DATA SECTION →
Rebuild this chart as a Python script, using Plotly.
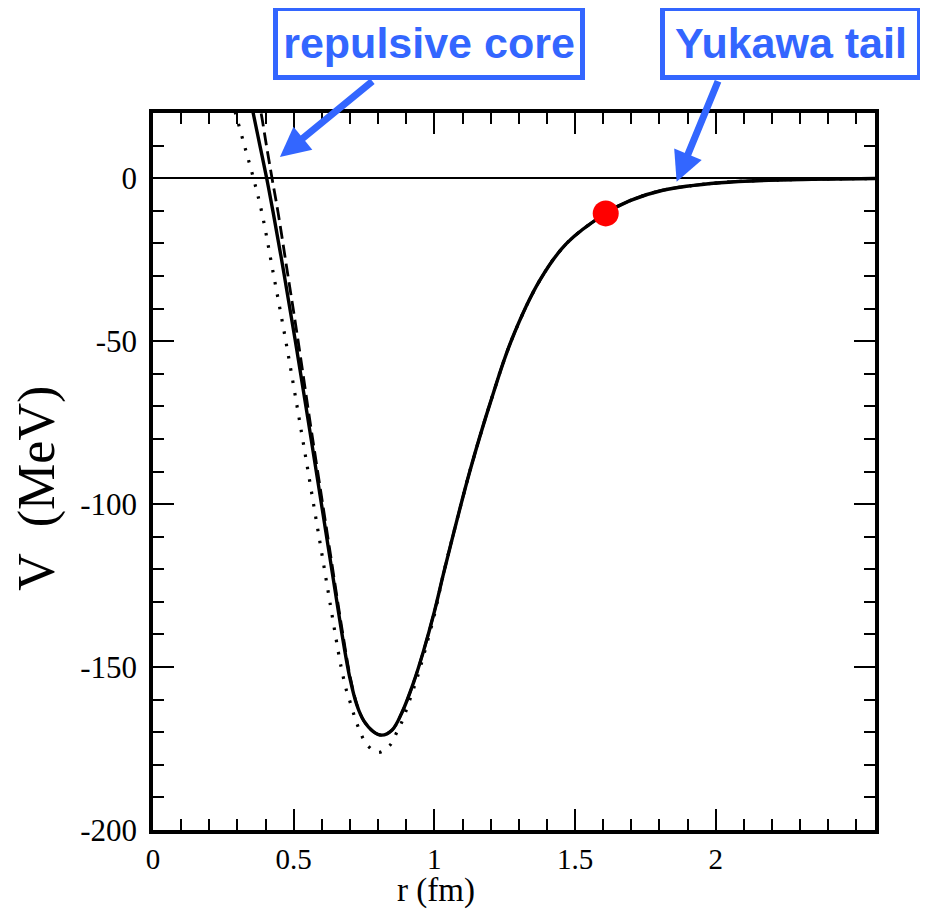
import plotly.graph_objects as go

# ---- data ----
solid_r = [0.345, 0.356, 0.380, 0.404, 0.427, 0.465, 0.505, 0.550, 0.617, 0.670, 0.700,
           0.725, 0.750, 0.783, 0.813, 0.850, 0.884, 0.925, 0.960, 1.000, 1.032, 1.080,
           1.127, 1.198, 1.275, 1.375, 1.470, 1.609, 1.695, 1.812, 2.015, 2.252, 2.566]
solid_v = [24.5, 20.0, 10.0, 0.0, -10.5, -29.0, -49.5, -73.5, -110.0, -139.0, -153.5,
           -161.8, -166.6, -169.8, -170.9, -169.3, -164.1, -155.0, -145.5, -133.0, -121.5, -105.0,
           -89.6, -69.1, -49.5, -31.3, -20.0, -10.8, -6.9, -3.7, -1.4, -0.5, -0.1]

dashed_r = [0.370, 0.384, 0.404, 0.423, 0.445, 0.478, 0.515, 0.556, 0.621, 0.673, 0.702,
            0.726, 0.750, 0.783, 0.813, 0.850, 0.884, 0.925, 0.960, 1.000, 1.032, 1.080,
            1.127, 1.198, 1.275, 1.375, 1.470, 1.609, 1.695, 1.812, 2.015, 2.252, 2.566]
dashed_v = [25.5, 20.0, 9.6, 0.0, -10.8, -29.0, -49.5, -73.5, -110.0, -139.0, -153.5,
            -161.8, -166.6, -169.8, -170.9, -169.3, -164.1, -155.0, -145.5, -133.0, -121.5, -105.0,
            -89.6, -69.1, -49.5, -31.3, -20.0, -10.8, -6.9, -3.7, -1.4, -0.5, -0.1]

dotted_r = [0.280, 0.293, 0.325, 0.357, 0.388, 0.425, 0.470, 0.518, 0.590, 0.665, 0.676,
            0.688, 0.703, 0.718, 0.736, 0.759, 0.800, 0.842, 0.866, 0.887, 0.904, 0.921,
            0.937, 0.960, 1.000, 1.032, 1.080, 1.127, 1.198, 1.275, 1.375, 1.470, 1.609,
            1.695, 1.812, 2.015, 2.252, 2.566]
dotted_v = [24.0, 20.0, 10.0, 0.0, -11.0, -28.0, -49.0, -73.0, -110.0, -148.4, -153.0,
            -157.3, -161.4, -165.7, -169.8, -173.7, -176.2, -174.0, -170.1, -166.3, -162.2, -157.9,
            -153.8, -147.0, -134.0, -121.5, -105.0, -89.6, -69.1, -49.5, -31.3, -20.0, -10.8,
            -6.9, -3.7, -1.4, -0.5, -0.1]

dot_r = [1.609]
dot_v = [-10.8]

x_tickvals = [0, 0.5, 1, 1.5, 2]
x_ticktext = ["0", "0.5", "1", "1.5", "2"]
y_tickvals = [0, -50, -100, -150, -200]
y_ticktext = ["0", "-50", "-100", "-150", "-200"]

BLUE = "#3366ff"
SERIF = "Liberation Serif, Times New Roman, serif"
SANS = "Liberation Sans, Arial, sans-serif"

fig = go.Figure()
fig.add_trace(go.Scatter(x=dotted_r, y=dotted_v, mode="lines", line_shape="spline",
                         line=dict(color="black", width=3.2, dash="2.5px,10px"),
                         showlegend=False, hoverinfo="skip"))
fig.add_trace(go.Scatter(x=dashed_r, y=dashed_v, mode="lines", line_shape="spline",
                         line=dict(color="black", width=2.8, dash="13px,6px"),
                         showlegend=False, hoverinfo="skip"))
fig.add_trace(go.Scatter(x=solid_r, y=solid_v, mode="lines", line_shape="spline",
                         line=dict(color="black", width=3.4),
                         showlegend=False, hoverinfo="skip"))
fig.add_trace(go.Scatter(x=dot_r, y=dot_v, mode="markers",
                         marker=dict(color="#ff0000", size=26, line=dict(width=0)),
                         showlegend=False, hoverinfo="skip"))

axis_common = dict(showline=True, linecolor="black", linewidth=3.5, mirror="ticks",
                   ticks="inside", tickcolor="black", tickwidth=2, ticklen=21,
                   showgrid=False)

fig.update_xaxes(range=[0, 2.566], tickvals=x_tickvals, ticktext=x_ticktext,
                 zeroline=False, tickfont=dict(family=SERIF, size=29, color="black"),
                 minor=dict(ticks="inside", dtick=0.1, tick0=0, ticklen=11,
                            tickwidth=2, tickcolor="black", showgrid=False),
                 **axis_common)
fig.update_yaxes(range=[-200, 20], tickvals=y_tickvals, ticktext=y_ticktext,
                 zeroline=True, zerolinecolor="black", zerolinewidth=2,
                 tickfont=dict(family=SERIF, size=31, color="black"),
                 ticklabelstandoff=6,
                 minor=dict(ticks="inside", dtick=10, tick0=0, ticklen=11,
                            tickwidth=2, tickcolor="black", showgrid=False),
                 **axis_common)

annotations = [
    # axis titles
    dict(text="r (fm)", xref="paper", yref="paper", x=0.392, y=-0.085,
         xanchor="center", yanchor="middle", showarrow=False,
         font=dict(family=SERIF, size=33, color="black")),
    dict(text="V\u00a0\u00a0(MeV)", xref="paper", yref="paper", x=-0.161, y=0.477,
         xanchor="center", yanchor="middle", showarrow=False, textangle=-90,
         font=dict(family=SERIF, size=52, color="black")),
    # labelled boxes
    dict(text="<b>repulsive core</b>", xref="paper", yref="paper", x=0.3823, y=1.0983,
         xanchor="center", yanchor="middle", showarrow=False,
         width=302, height=64, borderwidth=5, bordercolor=BLUE, borderpad=0,
         bgcolor="white", font=dict(family=SANS, size=43, color=BLUE)),
    dict(text="<b>Yukawa tail</b>", xref="paper", yref="paper", x=0.8837, y=1.0983,
         xanchor="center", yanchor="middle", showarrow=False,
         width=252, height=64, borderwidth=5, bordercolor=BLUE, borderpad=0,
         bgcolor="white", font=dict(family=SANS, size=43, color=BLUE)),
    # arrows
    dict(text="", x=0.451, y=6.5, xref="x", yref="y", ax=94, ay=-77,
         showarrow=True, arrowhead=2, arrowsize=0.85, arrowwidth=7, arrowcolor=BLUE,
         standoff=0),
    dict(text="", x=1.861, y=-1.1, xref="x", yref="y", ax=42, ay=-102,
         showarrow=True, arrowhead=2, arrowsize=0.85, arrowwidth=7, arrowcolor=BLUE,
         standoff=0),
]

# page body has an 8px default margin: size/margins compensate so the plot
# area lands at x 153..875, y 113..830 in the 928x910 window
fig.update_layout(width=920, height=902,
                  margin=dict(l=145, r=53, t=105, b=80),
                  paper_bgcolor="white", plot_bgcolor="white",
                  annotations=annotations, showlegend=False)

fig.write_html("out.html")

STATED GOAL → Make an exact copy of the data, leaving its pictures out.

EXERCISE SOLUTION →
Rebuild this chart as a Python script, using Plotly.
import plotly.graph_objects as go

# ---- data ----
solid_r = [0.345, 0.356, 0.380, 0.404, 0.427, 0.465, 0.505, 0.550, 0.617, 0.670, 0.700,
           0.725, 0.750, 0.783, 0.813, 0.850, 0.884, 0.925, 0.960, 1.000, 1.032, 1.080,
           1.127, 1.198, 1.275, 1.375, 1.470, 1.609, 1.695, 1.812, 2.015, 2.252, 2.566]
solid_v = [24.5, 20.0, 10.0, 0.0, -10.5, -29.0, -49.5, -73.5, -110.0, -139.0, -153.5,
           -161.8, -166.6, -169.8, -170.9, -169.3, -164.1, -155.0, -145.5, -133.0, -121.5, -105.0,
           -89.6, -69.1, -49.5, -31.3, -20.0, -10.8, -6.9, -3.7, -1.4, -0.5, -0.1]

dashed_r = [0.370, 0.384, 0.404, 0.423, 0.445, 0.478, 0.515, 0.556, 0.621, 0.673, 0.702,
            0.726, 0.750, 0.783, 0.813, 0.850, 0.884, 0.925, 0.960, 1.000, 1.032, 1.080,
            1.127, 1.198, 1.275, 1.375, 1.470, 1.609, 1.695, 1.812, 2.015, 2.252, 2.566]
dashed_v = [25.5, 20.0, 9.6, 0.0, -10.8, -29.0, -49.5, -73.5, -110.0, -139.0, -153.5,
            -161.8, -166.6, -169.8, -170.9, -169.3, -164.1, -155.0, -145.5, -133.0, -121.5, -105.0,
            -89.6, -69.1, -49.5, -31.3, -20.0, -10.8, -6.9, -3.7, -1.4, -0.5, -0.1]

dotted_r = [0.280, 0.293, 0.325, 0.357, 0.388, 0.425, 0.470, 0.518, 0.590, 0.665, 0.676,
            0.688, 0.703, 0.718, 0.736, 0.759, 0.800, 0.842, 0.866, 0.887, 0.904, 0.921,
            0.937, 0.960, 1.000, 1.032, 1.080, 1.127, 1.198, 1.275, 1.375, 1.470, 1.609,
            1.695, 1.812, 2.015, 2.252, 2.566]
dotted_v = [24.0, 20.0, 10.0, 0.0, -11.0, -28.0, -49.0, -73.0, -110.0, -148.4, -153.0,
            -157.3, -161.4, -165.7, -169.8, -173.7, -176.2, -174.0, -170.1, -166.3, -162.2, -157.9,
            -153.8, -147.0, -134.0, -121.5, -105.0, -89.6, -69.1, -49.5, -31.3, -20.0, -10.8,
            -6.9, -3.7, -1.4, -0.5, -0.1]

dot_r = [1.609]
dot_v = [-10.8]

x_tickvals = [0, 0.5, 1, 1.5, 2]
x_ticktext = ["0", "0.5", "1", "1.5", "2"]
y_tickvals = [0, -50, -100, -150, -200]
y_ticktext = ["0", "-50", "-100", "-150", "-200"]

BLUE = "#3366ff"
SERIF = "Liberation Serif, Times New Roman, serif"
SANS = "Liberation Sans, Arial, sans-serif"

fig = go.Figure()
fig.add_trace(go.Scatter(x=dotted_r, y=dotted_v, mode="lines", line_shape="spline",
                         line=dict(color="black", width=3.2, dash="2.5px,10px"),
                         showlegend=False, hoverinfo="skip"))
fig.add_trace(go.Scatter(x=dashed_r, y=dashed_v, mode="lines", line_shape="spline",
                         line=dict(color="black", width=2.8, dash="13px,6px"),
                         showlegend=False, hoverinfo="skip"))
fig.add_trace(go.Scatter(x=solid_r, y=solid_v, mode="lines", line_shape="spline",
                         line=dict(color="black", width=3.4),
                         showlegend=False, hoverinfo="skip"))
fig.add_trace(go.Scatter(x=dot_r, y=dot_v, mode="markers",
                         marker=dict(color="#ff0000", size=26, line=dict(width=0)),
                         showlegend=False, hoverinfo="skip"))

axis_common = dict(showline=True, linecolor="black", linewidth=3.5, mirror="ticks",
                   ticks="inside", tickcolor="black", tickwidth=2, ticklen=21,
                   showgrid=False)

fig.update_xaxes(range=[0, 2.566], tickvals=x_tickvals, ticktext=x_ticktext,
                 zeroline=False, tickfont=dict(family=SERIF, size=29, color="black"),
                 minor=dict(ticks="inside", dtick=0.1, tick0=0, ticklen=11,
                            tickwidth=2, tickcolor="black", showgrid=False),
                 **axis_common)
fig.update_yaxes(range=[-200, 20], tickvals=y_tickvals, ticktext=y_ticktext,
                 zeroline=True, zerolinecolor="black", zerolinewidth=2,
                 tickfont=dict(family=SERIF, size=31, color="black"),
                 ticklabelstandoff=6,
                 minor=dict(ticks="inside", dtick=10, tick0=0, ticklen=11,
                            tickwidth=2, tickcolor="black", showgrid=False),
                 **axis_common)

annotations = [
    # axis titles
    dict(text="r (fm)", xref="paper", yref="paper", x=0.392, y=-0.085,
         xanchor="center", yanchor="middle", showarrow=False,
         font=dict(family=SERIF, size=33, color="black")),
    dict(text="V\u00a0\u00a0(MeV)", xref="paper", yref="paper", x=-0.161, y=0.477,
         xanchor="center", yanchor="middle", showarrow=False, textangle=-90,
         font=dict(family=SERIF, size=52, color="black")),
    # labelled boxes
    dict(text="<b>repulsive core</b>", xref="paper", yref="paper", x=0.3823, y=1.0983,
         xanchor="center", yanchor="middle", showarrow=False,
         width=302, height=64, borderwidth=5, bordercolor=BLUE, borderpad=0,
         bgcolor="white", font=dict(family=SANS, size=43, color=BLUE)),
    dict(text="<b>Yukawa tail</b>", xref="paper", yref="paper", x=0.8837, y=1.0983,
         xanchor="center", yanchor="middle", showarrow=False,
         width=252, height=64, borderwidth=5, bordercolor=BLUE, borderpad=0,
         bgcolor="white", font=dict(family=SANS, size=43, color=BLUE)),
    # arrows
    dict(text="", x=0.451, y=6.5, xref="x", yref="y", ax=94, ay=-77,
         showarrow=True, arrowhead=2, arrowsize=0.85, arrowwidth=7, arrowcolor=BLUE,
         standoff=0),
    dict(text="", x=1.861, y=-1.1, xref="x", yref="y", ax=42, ay=-102,
         showarrow=True, arrowhead=2, arrowsize=0.85, arrowwidth=7, arrowcolor=BLUE,
         standoff=0),
]

# page body has an 8px default margin: size/margins compensate so the plot
# area lands at x 153..875, y 113..830 in the 928x910 window
fig.update_layout(width=920, height=902,
                  margin=dict(l=145, r=53, t=105, b=80),
                  paper_bgcolor="white", plot_bgcolor="white",
                  annotations=annotations, showlegend=False)

fig.write_html("out.html")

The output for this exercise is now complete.